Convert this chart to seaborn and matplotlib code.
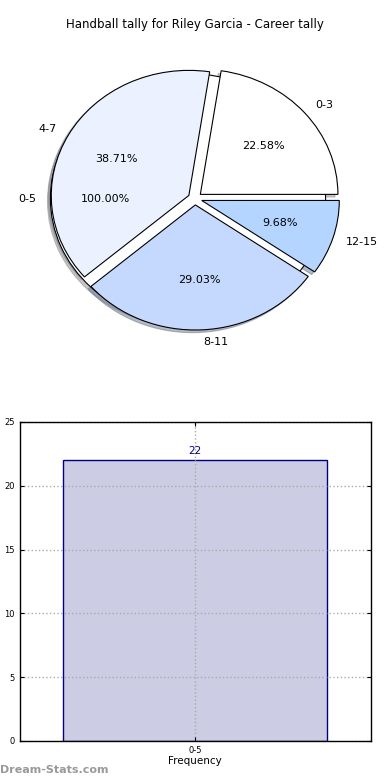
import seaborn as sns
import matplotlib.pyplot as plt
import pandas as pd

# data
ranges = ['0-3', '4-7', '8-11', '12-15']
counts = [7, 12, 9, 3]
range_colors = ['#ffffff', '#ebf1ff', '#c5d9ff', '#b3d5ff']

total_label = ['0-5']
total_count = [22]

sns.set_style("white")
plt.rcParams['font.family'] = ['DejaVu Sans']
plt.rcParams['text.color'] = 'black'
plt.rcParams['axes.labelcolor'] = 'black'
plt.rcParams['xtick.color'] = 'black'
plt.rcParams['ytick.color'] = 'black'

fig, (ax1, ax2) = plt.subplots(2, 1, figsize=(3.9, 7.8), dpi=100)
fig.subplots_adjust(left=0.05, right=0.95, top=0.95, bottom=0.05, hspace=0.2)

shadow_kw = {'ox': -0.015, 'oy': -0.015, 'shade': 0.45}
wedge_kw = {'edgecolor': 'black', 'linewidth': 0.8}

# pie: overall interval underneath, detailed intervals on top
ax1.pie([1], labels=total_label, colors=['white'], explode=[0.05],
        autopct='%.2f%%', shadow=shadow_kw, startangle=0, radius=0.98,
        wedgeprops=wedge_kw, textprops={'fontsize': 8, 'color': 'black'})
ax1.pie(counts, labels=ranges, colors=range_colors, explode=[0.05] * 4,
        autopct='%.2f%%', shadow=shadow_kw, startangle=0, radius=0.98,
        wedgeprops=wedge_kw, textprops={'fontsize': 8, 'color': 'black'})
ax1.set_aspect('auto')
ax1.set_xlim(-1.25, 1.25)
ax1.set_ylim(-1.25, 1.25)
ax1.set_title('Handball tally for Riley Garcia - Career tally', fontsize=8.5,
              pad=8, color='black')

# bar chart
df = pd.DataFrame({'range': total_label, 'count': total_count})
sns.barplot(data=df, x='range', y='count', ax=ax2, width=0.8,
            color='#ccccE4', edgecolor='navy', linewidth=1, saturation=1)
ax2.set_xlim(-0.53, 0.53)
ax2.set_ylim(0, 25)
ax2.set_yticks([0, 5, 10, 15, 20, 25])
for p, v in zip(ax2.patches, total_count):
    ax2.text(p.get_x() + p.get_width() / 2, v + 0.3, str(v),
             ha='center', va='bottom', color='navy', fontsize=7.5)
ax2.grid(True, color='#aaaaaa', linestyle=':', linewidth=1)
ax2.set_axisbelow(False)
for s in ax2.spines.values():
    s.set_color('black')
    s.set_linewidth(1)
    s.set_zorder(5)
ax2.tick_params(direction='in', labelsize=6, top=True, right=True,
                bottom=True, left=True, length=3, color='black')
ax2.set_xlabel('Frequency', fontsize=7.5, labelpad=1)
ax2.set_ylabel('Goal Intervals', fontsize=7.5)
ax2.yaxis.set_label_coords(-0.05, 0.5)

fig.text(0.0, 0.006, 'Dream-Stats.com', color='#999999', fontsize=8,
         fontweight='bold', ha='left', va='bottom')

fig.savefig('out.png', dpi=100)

= = = = = = =

Task requirements:
Quote the material in full and exactly; do not carry over its pictures.

Answer:
Convert this chart to seaborn and matplotlib code.
import seaborn as sns
import matplotlib.pyplot as plt
import pandas as pd

# data
ranges = ['0-3', '4-7', '8-11', '12-15']
counts = [7, 12, 9, 3]
range_colors = ['#ffffff', '#ebf1ff', '#c5d9ff', '#b3d5ff']

total_label = ['0-5']
total_count = [22]

sns.set_style("white")
plt.rcParams['font.family'] = ['DejaVu Sans']
plt.rcParams['text.color'] = 'black'
plt.rcParams['axes.labelcolor'] = 'black'
plt.rcParams['xtick.color'] = 'black'
plt.rcParams['ytick.color'] = 'black'

fig, (ax1, ax2) = plt.subplots(2, 1, figsize=(3.9, 7.8), dpi=100)
fig.subplots_adjust(left=0.05, right=0.95, top=0.95, bottom=0.05, hspace=0.2)

shadow_kw = {'ox': -0.015, 'oy': -0.015, 'shade': 0.45}
wedge_kw = {'edgecolor': 'black', 'linewidth': 0.8}

# pie: overall interval underneath, detailed intervals on top
ax1.pie([1], labels=total_label, colors=['white'], explode=[0.05],
        autopct='%.2f%%', shadow=shadow_kw, startangle=0, radius=0.98,
        wedgeprops=wedge_kw, textprops={'fontsize': 8, 'color': 'black'})
ax1.pie(counts, labels=ranges, colors=range_colors, explode=[0.05] * 4,
        autopct='%.2f%%', shadow=shadow_kw, startangle=0, radius=0.98,
        wedgeprops=wedge_kw, textprops={'fontsize': 8, 'color': 'black'})
ax1.set_aspect('auto')
ax1.set_xlim(-1.25, 1.25)
ax1.set_ylim(-1.25, 1.25)
ax1.set_title('Handball tally for Riley Garcia - Career tally', fontsize=8.5,
              pad=8, color='black')

# bar chart
df = pd.DataFrame({'range': total_label, 'count': total_count})
sns.barplot(data=df, x='range', y='count', ax=ax2, width=0.8,
            color='#ccccE4', edgecolor='navy', linewidth=1, saturation=1)
ax2.set_xlim(-0.53, 0.53)
ax2.set_ylim(0, 25)
ax2.set_yticks([0, 5, 10, 15, 20, 25])
for p, v in zip(ax2.patches, total_count):
    ax2.text(p.get_x() + p.get_width() / 2, v + 0.3, str(v),
             ha='center', va='bottom', color='navy', fontsize=7.5)
ax2.grid(True, color='#aaaaaa', linestyle=':', linewidth=1)
ax2.set_axisbelow(False)
for s in ax2.spines.values():
    s.set_color('black')
    s.set_linewidth(1)
    s.set_zorder(5)
ax2.tick_params(direction='in', labelsize=6, top=True, right=True,
                bottom=True, left=True, length=3, color='black')
ax2.set_xlabel('Frequency', fontsize=7.5, labelpad=1)
ax2.set_ylabel('Goal Intervals', fontsize=7.5)
ax2.yaxis.set_label_coords(-0.05, 0.5)

fig.text(0.0, 0.006, 'Dream-Stats.com', color='#999999', fontsize=8,
         fontweight='bold', ha='left', va='bottom')

fig.savefig('out.png', dpi=100)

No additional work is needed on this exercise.